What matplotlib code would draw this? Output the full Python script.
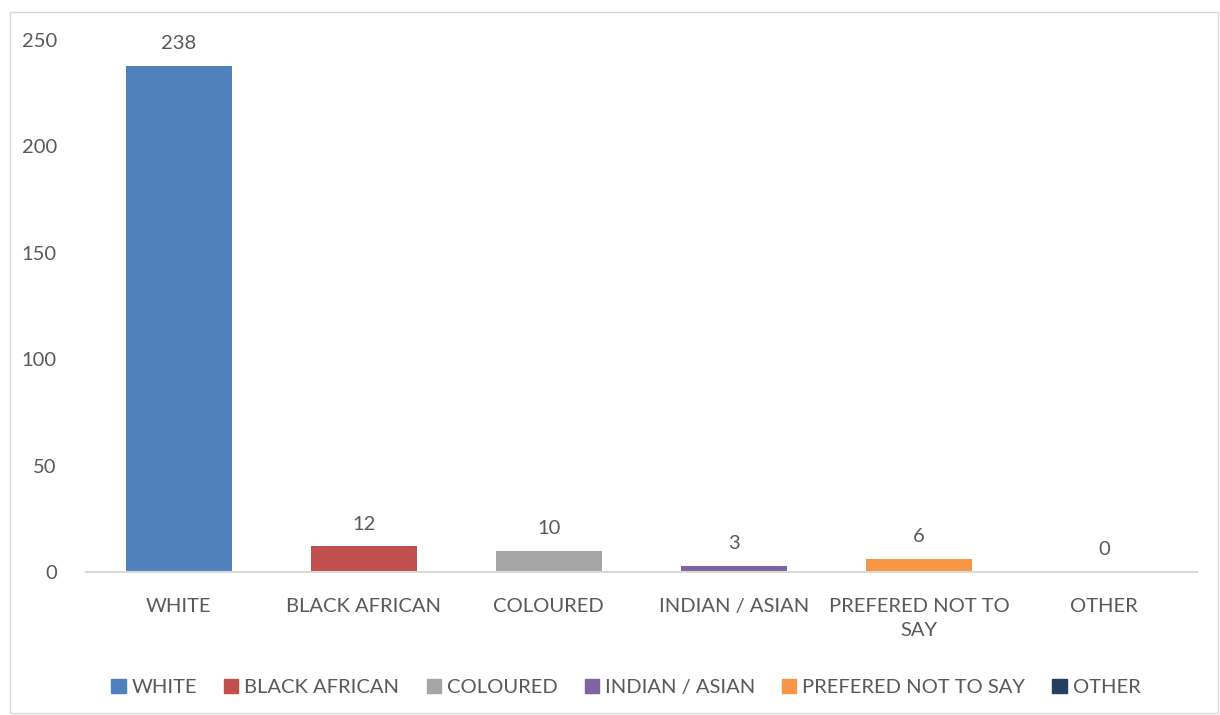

===

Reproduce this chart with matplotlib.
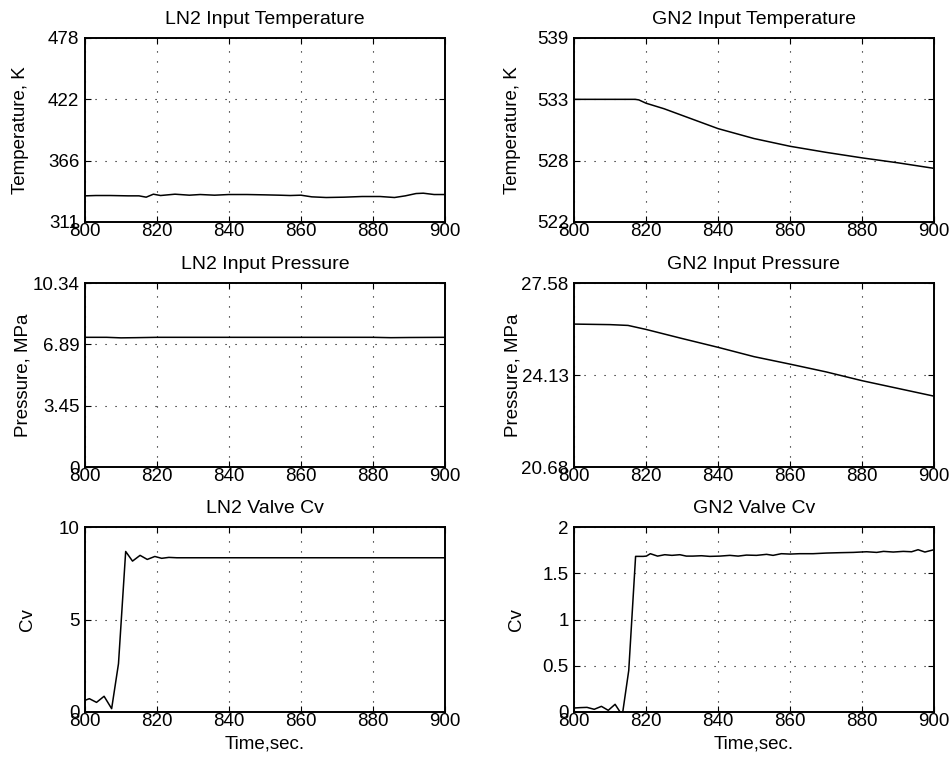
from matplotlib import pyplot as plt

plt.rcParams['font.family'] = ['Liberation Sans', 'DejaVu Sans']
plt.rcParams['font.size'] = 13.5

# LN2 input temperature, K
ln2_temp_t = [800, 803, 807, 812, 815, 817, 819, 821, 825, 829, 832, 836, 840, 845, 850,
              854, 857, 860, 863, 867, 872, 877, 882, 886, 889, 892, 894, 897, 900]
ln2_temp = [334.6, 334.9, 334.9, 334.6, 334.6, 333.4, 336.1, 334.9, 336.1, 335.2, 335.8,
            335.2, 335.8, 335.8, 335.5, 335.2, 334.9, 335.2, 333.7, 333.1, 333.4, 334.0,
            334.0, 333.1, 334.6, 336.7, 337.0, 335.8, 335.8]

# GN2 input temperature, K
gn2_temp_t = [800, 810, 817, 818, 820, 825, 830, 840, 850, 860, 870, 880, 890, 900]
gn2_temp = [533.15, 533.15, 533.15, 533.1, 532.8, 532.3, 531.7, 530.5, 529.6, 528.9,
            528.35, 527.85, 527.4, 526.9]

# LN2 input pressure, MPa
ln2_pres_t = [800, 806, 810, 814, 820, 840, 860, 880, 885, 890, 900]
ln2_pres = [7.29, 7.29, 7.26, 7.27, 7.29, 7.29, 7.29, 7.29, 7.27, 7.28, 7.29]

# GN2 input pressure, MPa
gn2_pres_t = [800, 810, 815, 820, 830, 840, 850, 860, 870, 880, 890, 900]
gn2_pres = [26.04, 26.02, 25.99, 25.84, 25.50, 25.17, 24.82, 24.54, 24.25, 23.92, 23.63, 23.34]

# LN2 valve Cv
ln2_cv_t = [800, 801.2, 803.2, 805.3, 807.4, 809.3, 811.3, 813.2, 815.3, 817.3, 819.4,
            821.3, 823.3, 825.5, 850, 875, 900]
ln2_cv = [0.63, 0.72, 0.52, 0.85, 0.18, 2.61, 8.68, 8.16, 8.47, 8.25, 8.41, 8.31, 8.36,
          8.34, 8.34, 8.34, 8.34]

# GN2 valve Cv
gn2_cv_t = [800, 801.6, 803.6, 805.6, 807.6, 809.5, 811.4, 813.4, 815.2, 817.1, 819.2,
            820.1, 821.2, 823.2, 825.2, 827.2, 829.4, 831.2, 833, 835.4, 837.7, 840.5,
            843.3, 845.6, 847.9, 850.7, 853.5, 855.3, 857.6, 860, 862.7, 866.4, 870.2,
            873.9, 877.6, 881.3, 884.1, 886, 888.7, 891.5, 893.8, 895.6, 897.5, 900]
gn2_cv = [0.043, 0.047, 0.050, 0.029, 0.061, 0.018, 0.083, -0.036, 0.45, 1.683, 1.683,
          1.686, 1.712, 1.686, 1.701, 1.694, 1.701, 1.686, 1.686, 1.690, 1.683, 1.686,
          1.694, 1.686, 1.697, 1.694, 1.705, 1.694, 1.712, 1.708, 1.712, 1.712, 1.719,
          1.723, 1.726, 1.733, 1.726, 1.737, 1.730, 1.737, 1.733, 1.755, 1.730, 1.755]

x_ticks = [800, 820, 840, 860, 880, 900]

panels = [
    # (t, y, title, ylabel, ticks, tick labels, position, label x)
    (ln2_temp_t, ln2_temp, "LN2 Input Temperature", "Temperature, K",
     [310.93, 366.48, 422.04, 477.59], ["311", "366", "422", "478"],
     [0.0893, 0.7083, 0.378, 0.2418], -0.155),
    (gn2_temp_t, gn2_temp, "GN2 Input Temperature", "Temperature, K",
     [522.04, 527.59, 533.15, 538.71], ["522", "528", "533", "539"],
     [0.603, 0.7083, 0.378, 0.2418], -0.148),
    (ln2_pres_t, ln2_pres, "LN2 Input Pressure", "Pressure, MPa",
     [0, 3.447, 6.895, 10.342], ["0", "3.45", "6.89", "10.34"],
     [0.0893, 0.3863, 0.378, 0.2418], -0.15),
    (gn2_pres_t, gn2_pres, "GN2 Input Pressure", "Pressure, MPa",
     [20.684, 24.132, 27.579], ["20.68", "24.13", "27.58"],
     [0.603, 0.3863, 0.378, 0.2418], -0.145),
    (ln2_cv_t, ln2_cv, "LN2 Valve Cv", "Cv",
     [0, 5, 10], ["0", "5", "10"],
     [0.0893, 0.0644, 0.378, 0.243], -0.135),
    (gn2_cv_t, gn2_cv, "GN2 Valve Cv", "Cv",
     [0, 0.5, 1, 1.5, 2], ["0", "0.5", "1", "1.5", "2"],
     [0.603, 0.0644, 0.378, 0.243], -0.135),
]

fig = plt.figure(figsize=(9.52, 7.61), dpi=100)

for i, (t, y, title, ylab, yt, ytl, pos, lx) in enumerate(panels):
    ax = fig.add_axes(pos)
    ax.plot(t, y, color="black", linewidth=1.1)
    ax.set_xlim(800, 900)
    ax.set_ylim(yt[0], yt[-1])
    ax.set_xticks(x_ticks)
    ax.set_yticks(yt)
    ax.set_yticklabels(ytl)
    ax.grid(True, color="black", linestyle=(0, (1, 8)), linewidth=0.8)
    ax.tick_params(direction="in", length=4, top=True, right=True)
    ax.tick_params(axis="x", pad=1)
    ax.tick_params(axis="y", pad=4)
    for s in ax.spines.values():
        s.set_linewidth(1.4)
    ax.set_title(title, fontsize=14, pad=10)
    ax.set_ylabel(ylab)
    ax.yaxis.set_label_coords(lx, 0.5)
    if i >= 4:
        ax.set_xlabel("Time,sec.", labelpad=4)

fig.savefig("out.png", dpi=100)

===

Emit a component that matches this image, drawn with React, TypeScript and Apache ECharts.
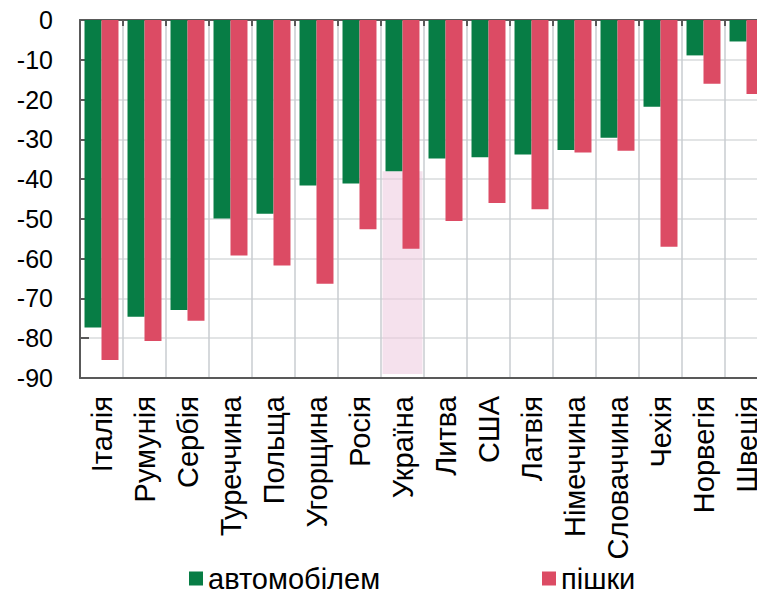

===

Pictures should be left out. Retype only the run of lines from the line containing "Reproduce this chart with matplotlib." to the line containing "8.34, 8.34, 8.34, 8.34]", inclusive.

→ EXERCISE RESULT
Reproduce this chart with matplotlib.
from matplotlib import pyplot as plt

plt.rcParams['font.family'] = ['Liberation Sans', 'DejaVu Sans']
plt.rcParams['font.size'] = 13.5

# LN2 input temperature, K
ln2_temp_t = [800, 803, 807, 812, 815, 817, 819, 821, 825, 829, 832, 836, 840, 845, 850,
              854, 857, 860, 863, 867, 872, 877, 882, 886, 889, 892, 894, 897, 900]
ln2_temp = [334.6, 334.9, 334.9, 334.6, 334.6, 333.4, 336.1, 334.9, 336.1, 335.2, 335.8,
            335.2, 335.8, 335.8, 335.5, 335.2, 334.9, 335.2, 333.7, 333.1, 333.4, 334.0,
            334.0, 333.1, 334.6, 336.7, 337.0, 335.8, 335.8]

# GN2 input temperature, K
gn2_temp_t = [800, 810, 817, 818, 820, 825, 830, 840, 850, 860, 870, 880, 890, 900]
gn2_temp = [533.15, 533.15, 533.15, 533.1, 532.8, 532.3, 531.7, 530.5, 529.6, 528.9,
            528.35, 527.85, 527.4, 526.9]

# LN2 input pressure, MPa
ln2_pres_t = [800, 806, 810, 814, 820, 840, 860, 880, 885, 890, 900]
ln2_pres = [7.29, 7.29, 7.26, 7.27, 7.29, 7.29, 7.29, 7.29, 7.27, 7.28, 7.29]

# GN2 input pressure, MPa
gn2_pres_t = [800, 810, 815, 820, 830, 840, 850, 860, 870, 880, 890, 900]
gn2_pres = [26.04, 26.02, 25.99, 25.84, 25.50, 25.17, 24.82, 24.54, 24.25, 23.92, 23.63, 23.34]

# LN2 valve Cv
ln2_cv_t = [800, 801.2, 803.2, 805.3, 807.4, 809.3, 811.3, 813.2, 815.3, 817.3, 819.4,
            821.3, 823.3, 825.5, 850, 875, 900]
ln2_cv = [0.63, 0.72, 0.52, 0.85, 0.18, 2.61, 8.68, 8.16, 8.47, 8.25, 8.41, 8.31, 8.36,
          8.34, 8.34, 8.34, 8.34]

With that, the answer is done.